WHAT IS REQUIRED: Write the data out again exactly, dropping any images it holds.
===== MATERIAL SUPPLIED
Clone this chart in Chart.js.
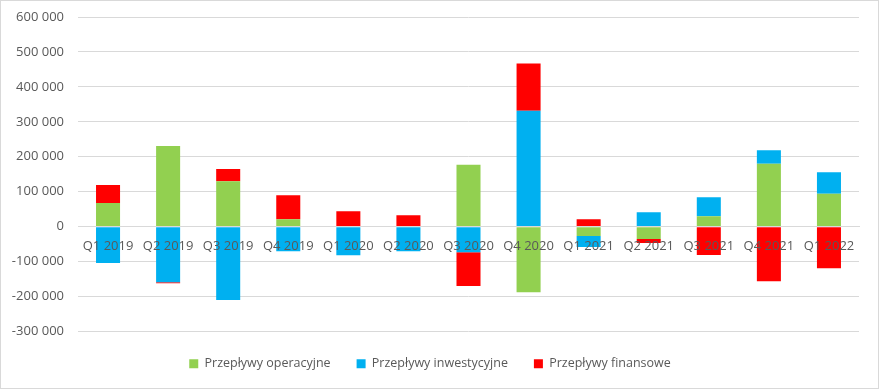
<!DOCTYPE html>
<html>
<head>
<meta charset="utf-8">
<script src="https://cdn.jsdelivr.net/npm/chart.js@4.4.0/dist/chart.umd.min.js"></script>
<style>
  body { margin: 0; background: #fff; }
  #box { width: 879px; height: 389px; box-sizing: border-box; border: 1px solid #d9d9d9; }
</style>
</head>
<body>
<div id="box"><canvas id="flowChart" width="877" height="387"></canvas></div>
<script>
// Dane (przepływy pieniężne kwartalnie)
const quarters = ["Q1 2019", "Q2 2019", "Q3 2019", "Q4 2019", "Q1 2020", "Q2 2020", "Q3 2020",
  "Q4 2020", "Q1 2021", "Q2 2021", "Q3 2021", "Q4 2021", "Q1 2022"];
const operating = [68000, 231000, 130000, 21000, 2000, 0, 177000, -188000, -27000, -35000, 30000, 180000, 94000];
const investing = [-104000, -159000, -210000, -70000, -82000, -70000, -73000, 332000, -31000, 41000, 54000, 39000, 62000];
const financing = [51000, -3000, 35000, 69000, 42000, 33000, -97000, 135000, 21000, -12000, -81000, -156000, -119000];
const yTicks = [-300000, -200000, -100000, 0, 100000, 200000, 300000, 400000, 500000, 600000];

const textColor = "#595959";
const gridColor = "#d9d9d9";

function formatNum(v) {
  const s = Math.abs(v).toString().replace(/\B(?=(\d{3})+(?!\d))/g, " ");
  return (v < 0 ? "-" : "") + s;
}

const ctx = document.getElementById("flowChart").getContext("2d");
new Chart(ctx, {
  type: "bar",
  data: {
    labels: quarters,
    datasets: [
      { label: "Przepływy operacyjne", data: operating, backgroundColor: "#92D050" },
      { label: "Przepływy inwestycyjne", data: investing, backgroundColor: "#00B0F0" },
      { label: "Przepływy finansowe", data: financing, backgroundColor: "#FF0000" }
    ]
  },
  options: {
    responsive: false,
    animation: false,
    categoryPercentage: 0.8,
    barPercentage: 0.5,
    layout: { padding: { top: 16, right: 19, left: 0, bottom: 8 } },
    plugins: {
      tooltip: { enabled: false },
      legend: {
        position: "bottom",
        labels: {
          boxWidth: 9,
          boxHeight: 9,
          padding: 26,
          color: textColor,
          font: { family: "Open Sans", size: 12.5 }
        }
      }
    },
    scales: {
      x: {
        stacked: true,
        position: { y: 0 },
        afterFit: (scale) => { scale.height = 0; },
        grid: { display: false, drawTicks: false },
        border: { display: true, color: gridColor, width: 1, z: 1 },
        ticks: {
          z: 1,
          padding: 12,
          maxRotation: 0,
          autoSkip: false,
          color: textColor,
          font: { family: "Open Sans", size: 13 }
        }
      },
      y: {
        stacked: true,
        min: -300000,
        max: 600000,
        afterFit: (scale) => {
          scale.width = 77;
          scale.paddingTop = 0;
          scale.paddingBottom = 0;
        },
        afterBuildTicks: (scale) => { scale.ticks = yTicks.map(v => ({ value: v })); },
        grid: { color: gridColor, drawTicks: false },
        border: { display: false },
        ticks: {
          padding: 14,
          color: textColor,
          font: { family: "Open Sans", size: 13 },
          callback: (v) => formatNum(v)
        }
      }
    }
  }
});
</script>
</body>
</html>
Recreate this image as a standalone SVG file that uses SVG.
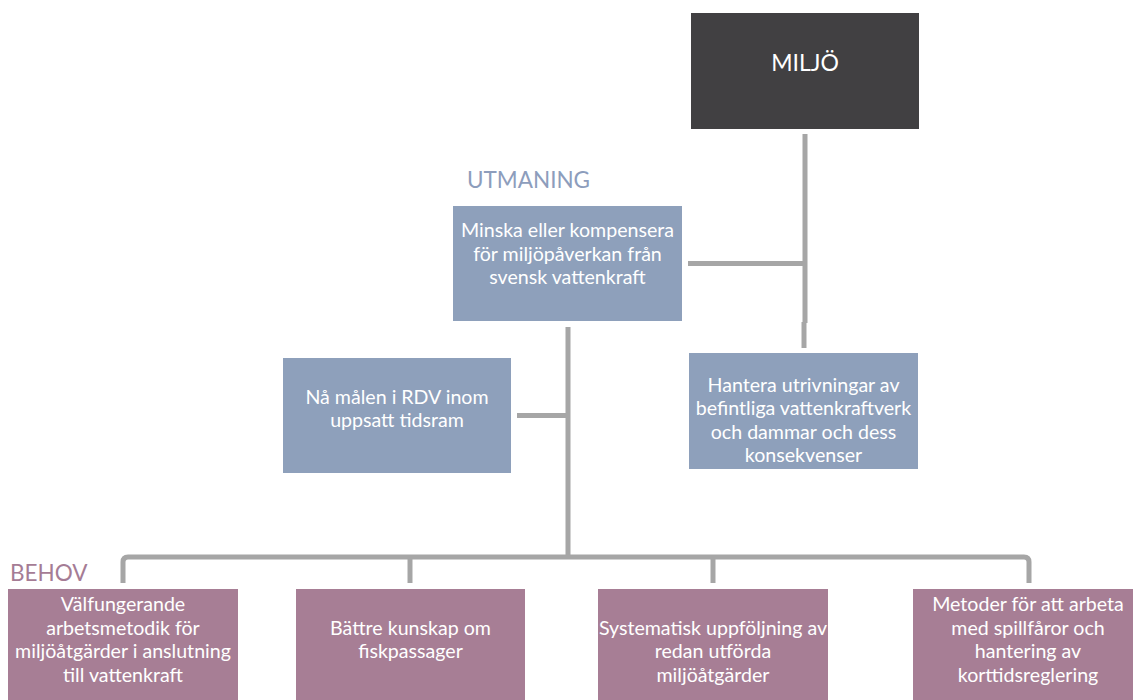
==========
ANSWER TO THIS TASK:
Clone this chart in Chart.js.
<!DOCTYPE html>
<html>
<head>
<meta charset="utf-8">
<script src="https://cdn.jsdelivr.net/npm/chart.js@4.4.0/dist/chart.umd.min.js"></script>
<style>
  body { margin: 0; background: #fff; }
  #box { width: 879px; height: 389px; box-sizing: border-box; border: 1px solid #d9d9d9; }
</style>
</head>
<body>
<div id="box"><canvas id="flowChart" width="877" height="387"></canvas></div>
<script>
// Dane (przepływy pieniężne kwartalnie)
const quarters = ["Q1 2019", "Q2 2019", "Q3 2019", "Q4 2019", "Q1 2020", "Q2 2020", "Q3 2020",
  "Q4 2020", "Q1 2021", "Q2 2021", "Q3 2021", "Q4 2021", "Q1 2022"];
const operating = [68000, 231000, 130000, 21000, 2000, 0, 177000, -188000, -27000, -35000, 30000, 180000, 94000];
const investing = [-104000, -159000, -210000, -70000, -82000, -70000, -73000, 332000, -31000, 41000, 54000, 39000, 62000];
const financing = [51000, -3000, 35000, 69000, 42000, 33000, -97000, 135000, 21000, -12000, -81000, -156000, -119000];
const yTicks = [-300000, -200000, -100000, 0, 100000, 200000, 300000, 400000, 500000, 600000];

const textColor = "#595959";
const gridColor = "#d9d9d9";

function formatNum(v) {
  const s = Math.abs(v).toString().replace(/\B(?=(\d{3})+(?!\d))/g, " ");
  return (v < 0 ? "-" : "") + s;
}

const ctx = document.getElementById("flowChart").getContext("2d");
new Chart(ctx, {
  type: "bar",
  data: {
    labels: quarters,
    datasets: [
      { label: "Przepływy operacyjne", data: operating, backgroundColor: "#92D050" },
      { label: "Przepływy inwestycyjne", data: investing, backgroundColor: "#00B0F0" },
      { label: "Przepływy finansowe", data: financing, backgroundColor: "#FF0000" }
    ]
  },
  options: {
    responsive: false,
    animation: false,
    categoryPercentage: 0.8,
    barPercentage: 0.5,
    layout: { padding: { top: 16, right: 19, left: 0, bottom: 8 } },
    plugins: {
      tooltip: { enabled: false },
      legend: {
        position: "bottom",
        labels: {
          boxWidth: 9,
          boxHeight: 9,
          padding: 26,
          color: textColor,
          font: { family: "Open Sans", size: 12.5 }
        }
      }
    },
    scales: {
      x: {
        stacked: true,
        position: { y: 0 },
        afterFit: (scale) => { scale.height = 0; },
        grid: { display: false, drawTicks: false },
        border: { display: true, color: gridColor, width: 1, z: 1 },
        ticks: {
          z: 1,
          padding: 12,
          maxRotation: 0,
          autoSkip: false,
          color: textColor,
          font: { family: "Open Sans", size: 13 }
        }
      },
      y: {
        stacked: true,
        min: -300000,
        max: 600000,
        afterFit: (scale) => {
          scale.width = 77;
          scale.paddingTop = 0;
          scale.paddingBottom = 0;
        },
        afterBuildTicks: (scale) => { scale.ticks = yTicks.map(v => ({ value: v })); },
        grid: { color: gridColor, drawTicks: false },
        border: { display: false },
        ticks: {
          padding: 14,
          color: textColor,
          font: { family: "Open Sans", size: 13 },
          callback: (v) => formatNum(v)
        }
      }
    }
  }
});
</script>
</body>
</html>
Recreate this image as a standalone SVG file that uses SVG.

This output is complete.